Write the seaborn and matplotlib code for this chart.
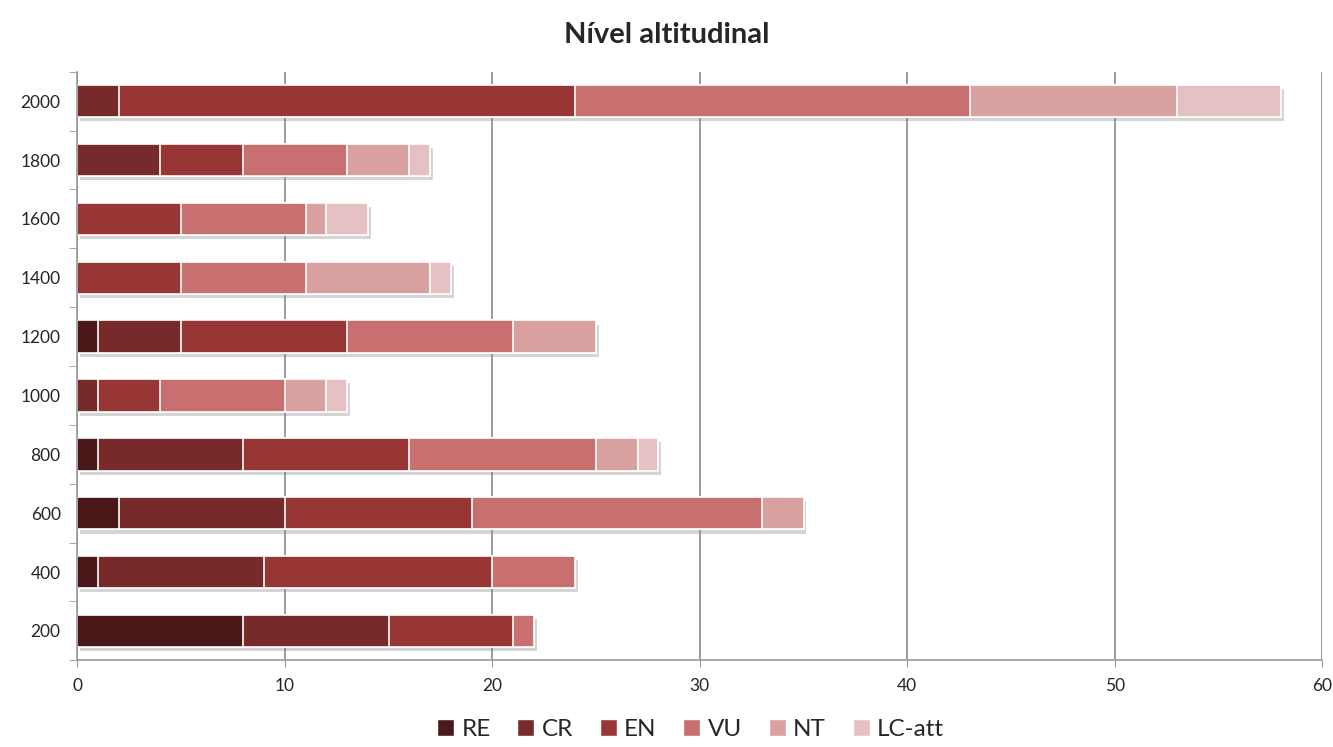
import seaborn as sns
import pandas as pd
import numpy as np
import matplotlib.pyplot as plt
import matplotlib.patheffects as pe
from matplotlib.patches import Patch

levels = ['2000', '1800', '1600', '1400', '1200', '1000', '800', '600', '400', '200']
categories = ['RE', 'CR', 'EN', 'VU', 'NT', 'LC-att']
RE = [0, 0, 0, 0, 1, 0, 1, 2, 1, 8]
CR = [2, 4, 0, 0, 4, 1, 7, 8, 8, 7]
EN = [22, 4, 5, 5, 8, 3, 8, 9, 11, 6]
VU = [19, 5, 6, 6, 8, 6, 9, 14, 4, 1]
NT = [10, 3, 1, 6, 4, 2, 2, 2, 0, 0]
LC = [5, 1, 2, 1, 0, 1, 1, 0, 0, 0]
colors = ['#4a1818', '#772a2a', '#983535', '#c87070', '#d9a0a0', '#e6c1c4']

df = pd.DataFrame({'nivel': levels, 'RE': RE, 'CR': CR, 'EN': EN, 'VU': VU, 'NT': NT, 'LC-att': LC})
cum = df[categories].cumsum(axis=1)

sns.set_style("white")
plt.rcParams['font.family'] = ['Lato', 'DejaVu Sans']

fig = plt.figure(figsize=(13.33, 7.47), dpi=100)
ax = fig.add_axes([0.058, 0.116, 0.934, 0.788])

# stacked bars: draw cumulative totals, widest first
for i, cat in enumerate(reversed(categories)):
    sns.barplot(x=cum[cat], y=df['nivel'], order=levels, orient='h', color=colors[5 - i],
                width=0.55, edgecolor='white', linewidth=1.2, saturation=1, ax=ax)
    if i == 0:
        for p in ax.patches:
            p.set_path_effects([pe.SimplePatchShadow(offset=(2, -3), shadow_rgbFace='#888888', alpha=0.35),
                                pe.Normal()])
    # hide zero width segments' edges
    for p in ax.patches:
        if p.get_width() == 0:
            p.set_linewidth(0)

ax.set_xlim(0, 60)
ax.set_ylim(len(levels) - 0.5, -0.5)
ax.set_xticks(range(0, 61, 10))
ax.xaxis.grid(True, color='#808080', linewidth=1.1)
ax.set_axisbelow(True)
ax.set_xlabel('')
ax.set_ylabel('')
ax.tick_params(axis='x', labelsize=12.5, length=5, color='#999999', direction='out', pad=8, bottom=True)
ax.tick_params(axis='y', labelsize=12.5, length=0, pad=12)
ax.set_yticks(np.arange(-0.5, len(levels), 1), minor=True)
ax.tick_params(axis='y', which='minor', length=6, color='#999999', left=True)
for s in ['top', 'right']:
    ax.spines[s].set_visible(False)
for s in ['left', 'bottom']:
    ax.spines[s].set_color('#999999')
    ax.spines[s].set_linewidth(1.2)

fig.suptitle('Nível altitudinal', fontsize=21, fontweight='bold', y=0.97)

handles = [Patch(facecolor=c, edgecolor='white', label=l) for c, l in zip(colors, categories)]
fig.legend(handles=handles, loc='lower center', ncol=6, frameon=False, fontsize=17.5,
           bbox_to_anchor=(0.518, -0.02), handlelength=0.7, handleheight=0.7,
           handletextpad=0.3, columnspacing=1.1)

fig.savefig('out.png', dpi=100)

**********

▶ _Your goal_: Leave out the pictures and reproduce the rest of the listing exactly.

▶ _Answer to the problem_:
Write the seaborn and matplotlib code for this chart.
import seaborn as sns
import pandas as pd
import numpy as np
import matplotlib.pyplot as plt
import matplotlib.patheffects as pe
from matplotlib.patches import Patch

levels = ['2000', '1800', '1600', '1400', '1200', '1000', '800', '600', '400', '200']
categories = ['RE', 'CR', 'EN', 'VU', 'NT', 'LC-att']
RE = [0, 0, 0, 0, 1, 0, 1, 2, 1, 8]
CR = [2, 4, 0, 0, 4, 1, 7, 8, 8, 7]
EN = [22, 4, 5, 5, 8, 3, 8, 9, 11, 6]
VU = [19, 5, 6, 6, 8, 6, 9, 14, 4, 1]
NT = [10, 3, 1, 6, 4, 2, 2, 2, 0, 0]
LC = [5, 1, 2, 1, 0, 1, 1, 0, 0, 0]
colors = ['#4a1818', '#772a2a', '#983535', '#c87070', '#d9a0a0', '#e6c1c4']

df = pd.DataFrame({'nivel': levels, 'RE': RE, 'CR': CR, 'EN': EN, 'VU': VU, 'NT': NT, 'LC-att': LC})
cum = df[categories].cumsum(axis=1)

sns.set_style("white")
plt.rcParams['font.family'] = ['Lato', 'DejaVu Sans']

fig = plt.figure(figsize=(13.33, 7.47), dpi=100)
ax = fig.add_axes([0.058, 0.116, 0.934, 0.788])

# stacked bars: draw cumulative totals, widest first
for i, cat in enumerate(reversed(categories)):
    sns.barplot(x=cum[cat], y=df['nivel'], order=levels, orient='h', color=colors[5 - i],
                width=0.55, edgecolor='white', linewidth=1.2, saturation=1, ax=ax)
    if i == 0:
        for p in ax.patches:
            p.set_path_effects([pe.SimplePatchShadow(offset=(2, -3), shadow_rgbFace='#888888', alpha=0.35),
                                pe.Normal()])
    # hide zero width segments' edges
    for p in ax.patches:
        if p.get_width() == 0:
            p.set_linewidth(0)

ax.set_xlim(0, 60)
ax.set_ylim(len(levels) - 0.5, -0.5)
ax.set_xticks(range(0, 61, 10))
ax.xaxis.grid(True, color='#808080', linewidth=1.1)
ax.set_axisbelow(True)
ax.set_xlabel('')
ax.set_ylabel('')
ax.tick_params(axis='x', labelsize=12.5, length=5, color='#999999', direction='out', pad=8, bottom=True)
ax.tick_params(axis='y', labelsize=12.5, length=0, pad=12)
ax.set_yticks(np.arange(-0.5, len(levels), 1), minor=True)
ax.tick_params(axis='y', which='minor', length=6, color='#999999', left=True)
for s in ['top', 'right']:
    ax.spines[s].set_visible(False)
for s in ['left', 'bottom']:
    ax.spines[s].set_color('#999999')
    ax.spines[s].set_linewidth(1.2)

fig.suptitle('Nível altitudinal', fontsize=21, fontweight='bold', y=0.97)

handles = [Patch(facecolor=c, edgecolor='white', label=l) for c, l in zip(colors, categories)]
fig.legend(handles=handles, loc='lower center', ncol=6, frameon=False, fontsize=17.5,
           bbox_to_anchor=(0.518, -0.02), handlelength=0.7, handleheight=0.7,
           handletextpad=0.3, columnspacing=1.1)

fig.savefig('out.png', dpi=100)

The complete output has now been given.